I went to a talk on trees here in Malta this week.  It was interesting to hear and learn about what is happening here and to listen to people from Malta passionate about protecting their environment.  Inspiring to be surrounded by those who really care in a world where it seems so many don’t have time to.  Not, that the rest don’t care, it is just that everyone seems to have more than enough on their own plate as it is.  So I was delighted,  that the room was packed with over a hundred, all there to make their feelings for their environment clear. It was with reluctance I left, slightly early, to make my way home by bus.  Proceeded in the dark, to catch the wrong bus heading not to Sliema and home, but in exactly the opposite direction.    So after a 45-minute bus journey (it always amazes me that on a small island,  picture a square with a side of 12 km, journeys can last so long) the bus came to a halt in the darkness of an isolated village.  The bus driver turned the engine off and then turned to me in the empty bus and said in an exasperated tone,

“Where exactly do you want to go?”

I told him where I wanted to go and he told me that I was an hour from where I should be.  Despair must have filled my face because he was suddenly anxious to help.  I asked if there were taxis anywhere around and was even more disturbed to find that there were none at all.  This was a pickle, indeed. 

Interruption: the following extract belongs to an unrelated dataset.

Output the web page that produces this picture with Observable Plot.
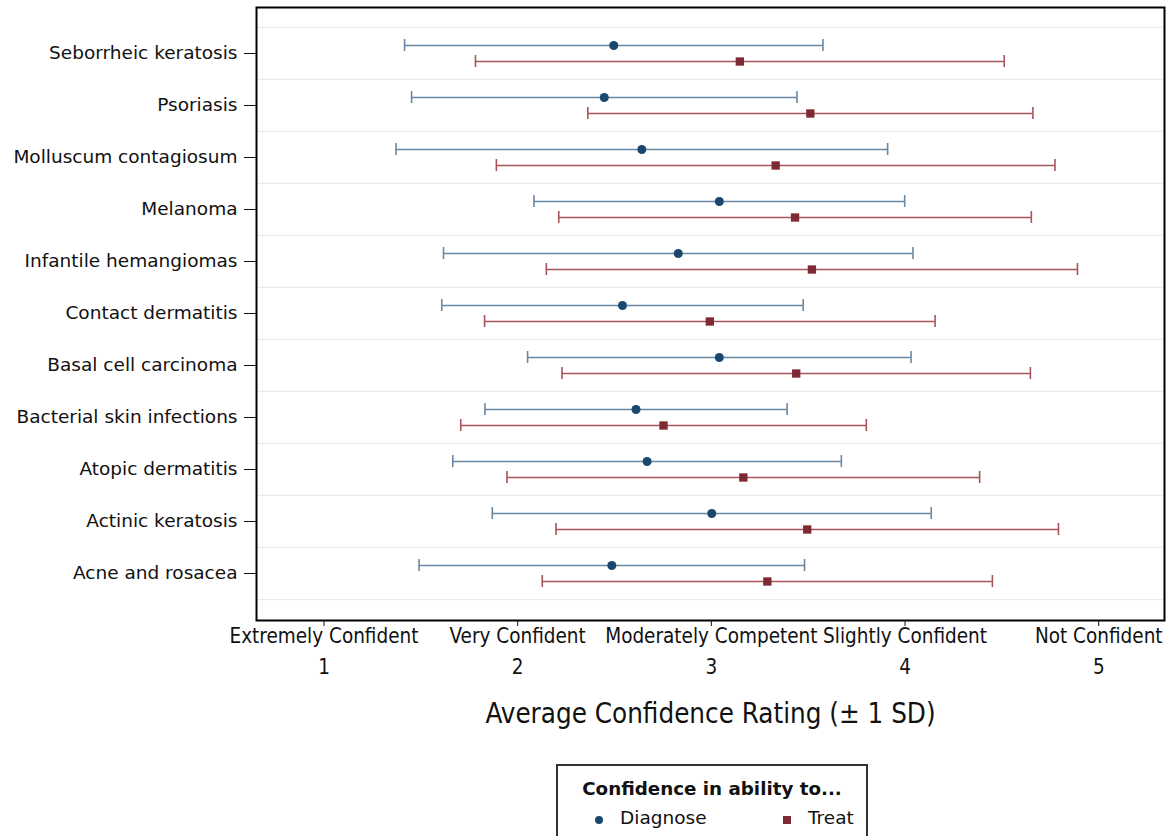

He started the engine of the empty bus and told me that he would take me to Rabat and there might be taxis available there.  I was shocked that he would go out of his way, bus and all to take me closer to home.  He dropped me off and I was able to catch another bus homewards.  By this stage, it was dark and the only other person on the bus was a Canadian woman.  We started talking and she turned out to be a financial advisor and photographer from Canada who works from her computer here in Malta for a firm abroad.  A lovely person and we exchanged mobile numbers before we parted.  As I waited for the final bus home another young Maltese teenager told me she was studying for her final exams, she wanted to be a chef.  It was sweet hearing her discuss her plans to have her own restaurant one day.  It is impressive how hopeful young people are and how passionate about their futures.  When you reach my age, finding the right bus home is enough of a major challenge for the day! 

But as I staggered up to my flat exhausted and falling asleep from the long day at work, I was suddenly grateful for it all.  Grateful for the many who came to the Tree meeting, thankful to the benevolent bus driver, happy to meet such warm and likable travellers on a cold lost night and aware that every moment of life is special.  Even the absolutely exhausting ones.